Nehalem’s 8MB and 16 way associative L3 cache is inclusive of all lower levels of the cache hierarchy and shared between all four cores. Although Intel has not discussed the physical design of Nehalem at all, it appears that the L3 cache sits on a separate power plane than the cores and operates at an independent frequency. This makes sense from both a power saving and a reliability perspective, since large caches are more susceptible to soft errors at low voltage. As a result, the load to use latency for Nehalem varies depending on the relative frequency and phase alignment of the cores and the L3 itself and the latency of arbitration for access to the L3. In the best case, i.e. phase aligned operation and frequencies that differ by an integer multiple, Nehalem’s L3 load to use latency is somewhere in the range of 30-40 cycles according to Intel architects.The advantage of an inclusive cache is that it can handle almost all coherency traffic without disturbing the private caches for each individual-core. If a cache access misses in the L3, it cannot be present in any of the L2 or L1 caches of the cores. On the other hand, Nehalem’s L3 also acts like a snoop filter for cache hits. Each cache line in the L3 contains four “core valid” bits denoting which cores may have a copy of that line in their private caches. If a “core valid” bit is set to 0, then that core cannot possibly have a copy of the cache line – while a “core valid” bit set to 1 indicates it is possible (but not guaranteed) that the core in question could have a private copy of the line. Since Nehalem uses the MESIF cache coherency protocol, as discussed previously, if two cores have valid bits, then the cache line is guaranteed to be clean (i.e. not modified). The combination of these two techniques lets the L3 cache insulate each of the cores from as much coherency traffic as possible, leaving more bandwidth available for actual data in the caches.

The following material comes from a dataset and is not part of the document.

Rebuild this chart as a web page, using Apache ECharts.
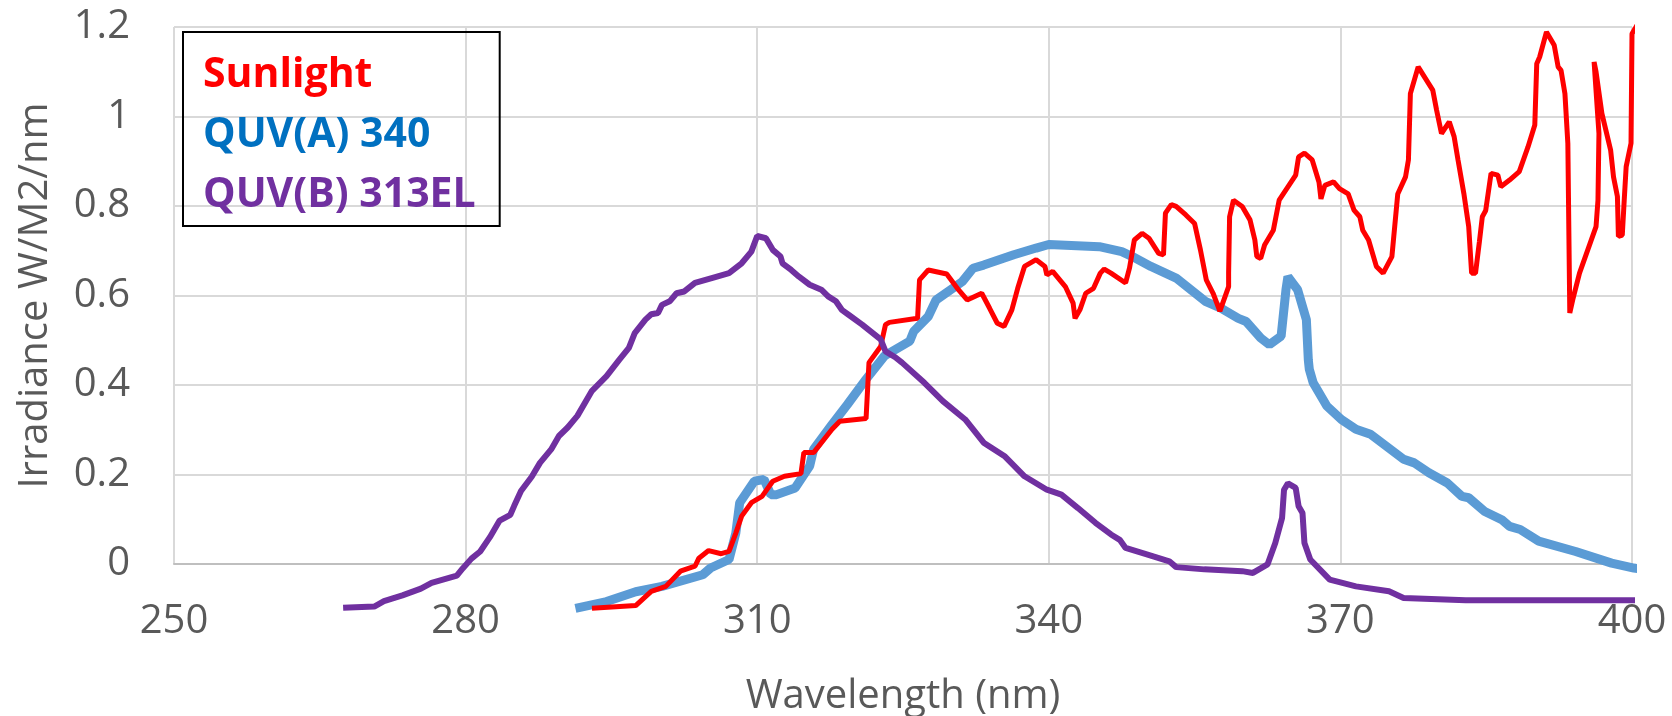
<!DOCTYPE html>
<html>
<head>
<meta charset="utf-8">
<script src="https://cdn.jsdelivr.net/npm/echarts@6/dist/echarts.min.js"></script>
<style>
html,body{margin:0;padding:0;background:#fff;}
#chart{width:1672px;height:716px;}
</style>
</head>
<body>
<div id="chart"></div>
<script>
// ---- data ----
const seriesNames = ['Sunlight', 'QUV(A) 340', 'QUV(B) 313EL'];
const wavelengthTicks = [250, 280, 310, 340, 370, 400];
const irradianceTicks = [0, 0.2, 0.4, 0.6, 0.8, 1, 1.2];

// [wavelength nm, irradiance W/m2/nm]
const sunlightData = [
  [293.0,-0.099],[297.5,-0.093],[299.1,-0.061],[300.6,-0.050],[302.1,-0.016],[303.6,-0.005],
  [304.0,0.013],[305.0,0.030],[306.3,0.023],[307.1,0.028],[307.8,0.069],[308.4,0.107],
  [309.4,0.137],[310.5,0.151],[311.6,0.185],[312.8,0.196],[314.5,0.202],[314.8,0.249],
  [315.8,0.249],[317.7,0.301],[318.5,0.319],[321.2,0.325],[321.5,0.450],[322.7,0.486],
  [323.2,0.535],[323.6,0.540],[326.5,0.549],[326.7,0.635],[327.6,0.657],[329.5,0.648],
  [330.7,0.613],[331.6,0.590],[333.1,0.605],[333.9,0.572],[334.7,0.538],[335.4,0.531],
  [336.2,0.568],[336.8,0.616],[337.5,0.665],[338.7,0.680],[339.6,0.665],[339.8,0.646],
  [340.4,0.654],[341.7,0.620],[342.5,0.583],[342.7,0.549],[343.2,0.568],[343.8,0.605],
  [344.6,0.616],[345.3,0.650],[345.7,0.659],[346.4,0.650],[347.9,0.628],[348.3,0.661],
  [348.8,0.724],[349.6,0.739],[350.3,0.728],[351.3,0.694],[351.8,0.691],[352.0,0.784],
  [352.6,0.803],[353.1,0.799],[354.1,0.780],[355.0,0.761],[355.6,0.702],[356.2,0.635],
  [356.9,0.605],[357.6,0.565],[358.5,0.620],[358.5,0.650],[358.6,0.776],[359.0,0.813],
  [359.9,0.799],[360.7,0.769],[361.2,0.724],[361.4,0.687],[361.8,0.683],[362.2,0.713],
  [363.1,0.746],[363.7,0.813],[365.4,0.869],[365.7,0.910],[366.3,0.918],[367.1,0.903],
  [367.8,0.853],[368.0,0.816],[368.4,0.846],[369.3,0.854],[369.9,0.839],[370.8,0.827],
  [371.4,0.791],[372.0,0.776],[372.3,0.746],[372.9,0.724],[373.7,0.665],[374.4,0.650],
  [375.3,0.687],[375.9,0.827],[376.7,0.865],[377.0,0.903],[377.2,1.051],[378.0,1.111],
  [379.5,1.059],[379.9,1.014],[380.4,0.962],[381.2,0.988],[381.7,0.955],[382.1,0.903],
  [382.7,0.828],[383.2,0.754],[383.5,0.650],[383.9,0.650],[384.3,0.720],[384.6,0.776],
  [384.95,0.790],[385.5,0.873],[386.2,0.869],[386.5,0.843],[387.4,0.858],[388.4,0.877],
  [389.3,0.932],[390.0,0.981],[390.2,1.118],[390.5,1.133],[391.2,1.189],[392.0,1.159],
  [392.4,1.111],[392.7,1.103],[393.1,1.051],[393.4,0.940],[393.6,0.561],[393.9,0.590],
  [394.6,0.650],[396.3,0.754],[396.5,0.813],[396.6,0.962],[396.1,1.122],[396.3,1.100],
  [396.9,1.007],[397.8,0.925],[398.1,0.865],[398.5,0.821],[398.6,0.732],[399.0,0.735],
  [399.2,0.813],[399.4,0.888],[399.9,0.940],[400.0,1.185],[400.6,1.207],[400.7,1.237]
];

const quvAData = [
  [291.3,-0.099],[294.5,-0.084],[297.5,-0.062],[300.2,-0.050],[304.4,-0.024],[305.2,-0.009],
  [307.1,0.010],[307.8,0.069],[308.2,0.137],[309.7,0.185],[310.7,0.189],[311.4,0.155],
  [312.0,0.155],[313.9,0.170],[315.4,0.219],[315.8,0.256],[317.7,0.312],[319.3,0.357],
  [321.2,0.413],[323.1,0.465],[325.7,0.498],[326.1,0.520],[327.6,0.553],[328.4,0.590],
  [331.1,0.631],[332.2,0.661],[333.3,0.668],[336.4,0.691],[338.7,0.706],[340.0,0.714],
  [345.2,0.709],[347.5,0.698],[348.6,0.687],[350.5,0.665],[353.1,0.639],[356.1,0.587],
  [357.7,0.572],[359.5,0.549],[360.3,0.542],[361.8,0.505],[362.7,0.490],[363.9,0.509],
  [364.4,0.613],[364.6,0.642],[365.6,0.613],[366.5,0.546],[366.7,0.456],[366.8,0.435],
  [367.2,0.405],[368.6,0.353],[370.1,0.323],[371.6,0.301],[373.1,0.290],[376.5,0.234],
  [377.6,0.226],[379.1,0.204],[381.0,0.181],[382.5,0.151],[383.2,0.148],[384.8,0.118],
  [386.6,0.099],[387.4,0.084],[388.5,0.077],[390.4,0.051],[394.2,0.028],[397.9,0.002],
  [400.2,-0.009],[401.3,-0.013]
];

const quvBData = [
  [267.4,-0.098],[270.6,-0.095],[271.6,-0.083],[273.5,-0.070],[275.4,-0.055],[276.5,-0.042],
  [279.1,-0.026],[279.7,-0.010],[280.6,0.012],[281.5,0.028],[282.5,0.060],[283.5,0.097],
  [284.6,0.110],[285.0,0.130],[285.7,0.163],[286.8,0.195],[287.65,0.226],[288.8,0.256],
  [289.6,0.286],[290.5,0.305],[291.5,0.331],[293.0,0.387],[294.5,0.420],[295.8,0.456],
  [296.8,0.483],[297.4,0.516],[298.5,0.546],[299.1,0.558],[299.8,0.561],[300.2,0.579],
  [301.0,0.587],[301.7,0.605],[302.5,0.609],[303.6,0.628],[305.5,0.640],[307.1,0.650],
  [308.4,0.672],[309.4,0.698],[310.0,0.733],[310.9,0.728],[311.6,0.702],[312.4,0.687],
  [312.6,0.672],[313.5,0.657],[314.3,0.642],[315.4,0.624],[316.6,0.613],[317.3,0.598],
  [318.1,0.587],[318.7,0.568],[319.4,0.557],[320.8,0.535],[322.7,0.502],[323.2,0.475],
  [324.2,0.462],[324.9,0.450],[327.2,0.405],[329.1,0.364],[331.4,0.323],[333.3,0.271],
  [335.5,0.240],[337.5,0.196],[339.8,0.166],[341.3,0.155],[343.0,0.125],[344.8,0.092],
  [346.4,0.066],[347.3,0.054],[347.9,0.036],[350.0,0.022],[352.4,0.006],[353.1,-0.007],
  [356.0,-0.012],[359.9,-0.016],[361.0,-0.020],[362.5,-0.001],[363.3,0.047],[364.0,0.103],
  [364.2,0.166],[364.6,0.180],[365.4,0.170],[365.7,0.129],[366.1,0.114],[366.3,0.047],
  [366.9,0.010],[368.9,-0.035],[371.6,-0.050],[375.0,-0.061],[376.5,-0.076],[382.9,-0.081],
  [401.3,-0.081]
];

// ---- styling ----
const lineColors = ['#FF0000', '#5B9BD5', '#7030A0'];
const legendColors = ['#FF0000', '#0070C0', '#7030A0'];
const axisFont = 'Open Sans';

const chart = echarts.init(document.getElementById('chart'), null, {renderer: 'canvas'});

chart.setOption({
  animation: false,
  backgroundColor: '#ffffff',
  grid: {left: 174, right: 40, top: 27, bottom: 152, containLabel: false, outerBoundsMode: 'none'},
  legend: {
    orient: 'vertical',
    left: 183, top: 32,
    icon: 'none',
    itemWidth: 0,
    itemGap: 0,
    padding: [13, 24, 1, 15],
    borderColor: '#000000',
    borderWidth: 2,
    selectedMode: false,
    textStyle: {fontFamily: axisFont, fontSize: 41, fontWeight: 'bold', lineHeight: 60},
    data: seriesNames.map((n, i) => ({name: n, textStyle: {color: legendColors[i]}}))
  },
  xAxis: {
    type: 'value',
    min: wavelengthTicks[0],
    max: wavelengthTicks[wavelengthTicks.length - 1],
    interval: wavelengthTicks[1] - wavelengthTicks[0],
    name: 'Wavelength (nm)',
    nameLocation: 'middle',
    nameGap: 113,
    nameTextStyle: {fontFamily: axisFont, fontSize: 40, color: '#595959'},
    axisLine: {show: true, onZero: false, lineStyle: {color: '#bfbfbf', width: 2}},
    axisTick: {show: false},
    axisLabel: {fontFamily: axisFont, fontSize: 40, color: '#595959', margin: 38},
    splitLine: {show: true, lineStyle: {color: '#d9d9d9', width: 2}}
  },
  yAxis: {
    type: 'value',
    min: irradianceTicks[0],
    max: irradianceTicks[irradianceTicks.length - 1],
    interval: irradianceTicks[1] - irradianceTicks[0],
    name: 'Irradiance W/M2/nm',
    nameLocation: 'middle',
    nameGap: 118,
    nameTextStyle: {fontFamily: axisFont, fontSize: 40, color: '#595959'},
    axisLine: {show: false},
    axisTick: {show: false},
    axisLabel: {fontFamily: axisFont, fontSize: 40, color: '#595959', margin: 44},
    splitLine: {show: true, lineStyle: {color: '#d9d9d9', width: 2}}
  },
  series: [
    {name: seriesNames[1], type: 'line', data: quvAData, showSymbol: false, clip: false, z: 2,
     lineStyle: {color: lineColors[1], width: 9}, itemStyle: {color: lineColors[1]}},
    {name: seriesNames[0], type: 'line', data: sunlightData, showSymbol: false, clip: false, z: 3,
     lineStyle: {color: lineColors[0], width: 5}, itemStyle: {color: lineColors[0]}},
    {name: seriesNames[2], type: 'line', data: quvBData, showSymbol: false, clip: false, z: 4,
     lineStyle: {color: lineColors[2], width: 6}, itemStyle: {color: lineColors[2]}}
  ]
});
</script>
</body>
</html>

To be fair, inclusive caches are not the only way of doing this, and they also have some overhead. A non-inclusive cache can achieve the same benefits by simply replicating the tag files for all private caches with the last level cache and simultaneously checking both the last level tags and the private cache tags on any access. Inclusive caches are forced by design to replicate data, which implies certain relationships between the sizes of the various levels of the cache. In the case of Nehalem, each core contains 64KB of data in the L1 caches and 256KB in the L2 cache (there may or may not be data that is in both the L1 and L2 caches). This means that 1-1.25MB of the 8MB L3 cache in Nehalem is filled with data that is also in other caches. What this means is that inclusive caches should only really be used where there is a fairly substantial size difference between the two levels. Nehalem has about an 8X difference between the sum of the four L2 caches and the L3, while Barcelona’s L3 cache is the same size as the total of the L2 caches.
Nehalem’s cache hierarchy has also been made more flexible by increasing support for unaligned accesses. Previous generations of Intel chips always had two instructions for 16B SSE loads and stores – one for data that is guaranteed to be aligned to cache line (16B) boundaries and one that is for unaligned. The latter was avoided by compilers because it ran slower with less throughput (even if the data was actually aligned). Nehalem changes the situation by making aligned accesses and unaligned accesses that touch aligned data the same latency and throughput, and also improving the performance for unaligned accesses which touch unaligned data. As a result, an unaligned SSE load or store will always have the same latency as an aligned memory access, so there is no particular reason to use aligned SSE memory accesses.